I’ll tell you why: because modern science, for all its incredible genius, is infested with people who’d rather appear certain than admit mystery. They’ve fallen in love with how smart they sound. Quantum this, entanglement that. Pretty equations that may as well be incantations. They talk about expanding spacetime, dark energy, black hole entropy—but ask them about the fact that we experience, and they retreat. Or worse, they dismiss the question entirely.  And I'm not talking about Dr. Tyson here - it's a lot of people.  PHD's that are reddit trolls, arXiv lifers, tenured professors - etc.  They say -
 
“We’re just brains.”
“It’s all just neurons.”
“Nothing happens when you die.”
“Lights out.”
 
And they say it with the smug certainty of someone reciting facts—but it’s not facts. It’s false faith. Faith that consciousness is an accident. Faith that death is a full stop. Faith that meaning is a side effect of chemical sparks in the flesh of our minds.
 
Let’s be honest: none of us know what any of “this” is. Consciousness is not just a puzzle—it’s the fact that there is a puzzle. The only reason we can even ask these questions is because we’re in here, looking out. That’s not trivial and is most certainly not a footnote. It’s the whole entire story.  The greatest mystery, comedy, sci-fi story ever told, is each of our own stories.  
 
I’m not saying I know the answers. I most definitely do not.  If I did, my little archive of hypothesis' that we call a website, would be looking much different and Piers Morgan would be asking ME questions.  I’m saying the arrogance of pretending there are answers when there aren’t is worse than admitting we’re in the dark.
 
So no, I’m not joining any -ism. I don’t need a label. I don’t need to be an -ist. I just need to be honest.
 
And right now, honesty means saying this: the most important questions we face about consciousness—where it comes from, what it means, what happens to it when we die—are still wide open.
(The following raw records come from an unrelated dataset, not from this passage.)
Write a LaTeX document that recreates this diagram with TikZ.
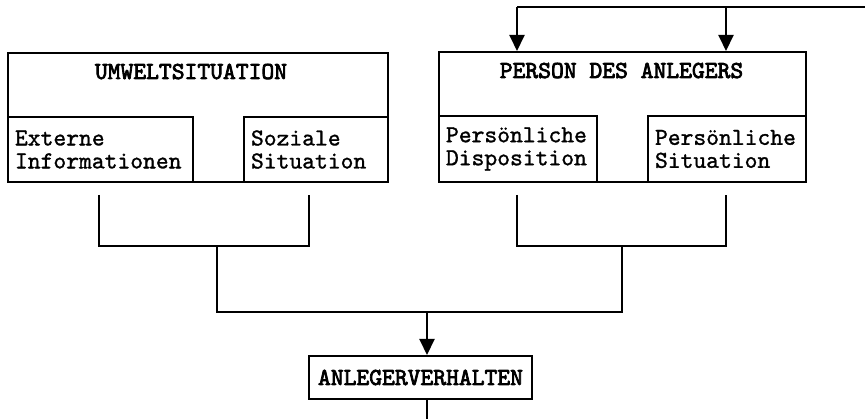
\documentclass[tikz,border=0pt]{standalone}
\usepackage{fontspec}
\newfontfamily\boxfont{lmmono10-regular}[Extension=.otf, FakeBold=1.2]
\newfontfamily\headfont{lmmono10-regular}[Extension=.otf, FakeBold=3]
\usetikzlibrary{arrows.meta,positioning}

\tikzset{
  box/.style={draw, line width=2pt, anchor=north west, inner sep=0pt},
  subbox/.style={box, inner xsep=7pt, align=left, minimum height=65pt,
    font=\boxfont\fontsize{24.4}{23}\selectfont},
  titletext/.style={font=\headfont\fontsize{24.4}{23}\selectfont,
    inner sep=0pt, anchor=base},
  conn/.style={line width=2pt},
  arrow/.style={conn, -{Triangle[width=15pt,length=16pt]}},
}

\begin{document}
\begin{tikzpicture}[x=1pt, y=-1pt]
  \useasboundingbox (0,0) rectangle (865,419);
  \clip (0,0) rectangle (865,419);

  % Umwelt
  \node[box, minimum width=380pt, minimum height=129pt] (umwelt) at (7,52) {};
  \node[titletext] (umwelttitle) at ([xshift=-7pt, yshift=-27pt]umwelt.north) {UMWELTSITUATION};
  \node[subbox, text width=171pt, minimum height=65pt] (extinfo) at (7,116) {Externe\\Informationen};
  \node[subbox, text width=130pt, minimum height=65pt] (sozsit) at (243,116) {Soziale\\Situation};

  % Person
  \node[box, minimum width=367pt, minimum height=130pt] (person) at (438,51) {};
  \node[titletext] (persontitle) at ([xshift=-1pt, yshift=-27pt]person.north) {PERSON DES ANLEGERS};
  \node[subbox, text width=144pt, minimum height=66pt] (perdisp) at (438,115) {Persönliche\\Disposition};
  \node[subbox, text width=144pt, minimum height=66pt] (persit) at (647,115) {Persönliche\\Situation};

  % Verhalten
  \node[box, minimum width=223pt, minimum height=43pt,
    font=\headfont\fontsize{24.4}{23}\selectfont] (anl) at (308,355) {ANLEGERVERHALTEN};

  % Verbindungen
  \foreach \name/\x in {extinfo/99, sozsit/309, perdisp/517, persit/726}
    \coordinate (\name-tick) at (\x,195);
  \coordinate (umweltjoin) at (217,246);
  \coordinate (personjoin) at (622,246);
  \coordinate (mainjoin) at (427,312);
  \coordinate (loopbottom) at (427,425);
  \coordinate (loopright) at (872,425);
  \coordinate (loopcorner) at (872,7);
  \coordinate (looptop) at (517,7);
  \coordinate (loopmid) at (726,7);

  \draw[conn] (extinfo-tick) |- (umweltjoin) -| (sozsit-tick);
  \draw[conn] (perdisp-tick) |- (personjoin) -| (persit-tick);
  \draw[conn] (umweltjoin) |- (mainjoin) -| (personjoin);
  \draw[arrow] (mainjoin) -- (mainjoin |- anl.north);

  % Rueckkopplung
  \draw[conn] (mainjoin |- anl.south) -- (loopbottom) -- (loopright)
    -- (loopcorner) -- (looptop);
  \draw[arrow] (looptop) -- (looptop |- person.north);
  \draw[arrow] (loopmid) -- (loopmid |- person.north);
\end{tikzpicture}
\end{document}
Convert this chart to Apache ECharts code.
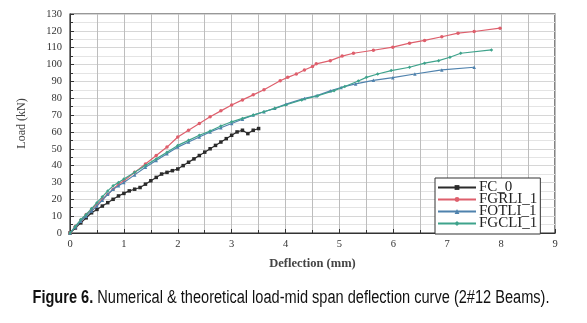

And if someone tells you otherwise, they’re not a scientist. They’re either an atheist or a priest with a roman collared lab coat.
 
I am not against labels and ists and isms.  I greatly admire a few out there.  Christof Koch, Philip Goff.  Many others.  They blend their genius well.  And despite my sarcasm, I understand the role that the chosen ones have…including Dr. Neil Degrasse Tyson.  He’s got a brand to protect.  If he admits some kind of faith in anything beyond the evidence not known, his brand crumbles - he's out of the club.  I also get that there is an order to keep in academia - members must keep the human paradox of academic arrogance untouched.  If you tell him that you have faith in an “afterlife”, he’ll counter with some cosmological wonder.  Commanding upwards of $50,000 for speaking engagements, I *kinda* get why his brand is important.   To him.  But me?  I get nothing for nothing - but I'm here, paying weebly for their crappy web hosting and sharing my own chase.    
 
Anyhow, that’s the crux. The expansion of the universe is conceptually interesting, sure.  But it has no bearing on my felt experience. I would still experience whether I ever looked at the night sky or not.  It doesn’t comfort anyone’s loss, answer our wonder, or explain why I still see echoes of my cat Willie in places he once was. No one needs to know about the intergalactic medium to understand that something is happening inside you that’s bigger than equations. Or maybe smaller—but deeper.
 
The universe is huge. Great. But consciousness is intimate, local, real-time, and it’s all we’ll ever have access to. Our lives are not lived on the edge of a quasar or in the swirl of a galactic filament—they’re lived in a kitchen, at a gravesite, on a commute, even you reading my blatherings - even if one's intent is to troll.  It's firmly parked inside the mystery of our own presence.  And if that’s not worth focusing on, then what is?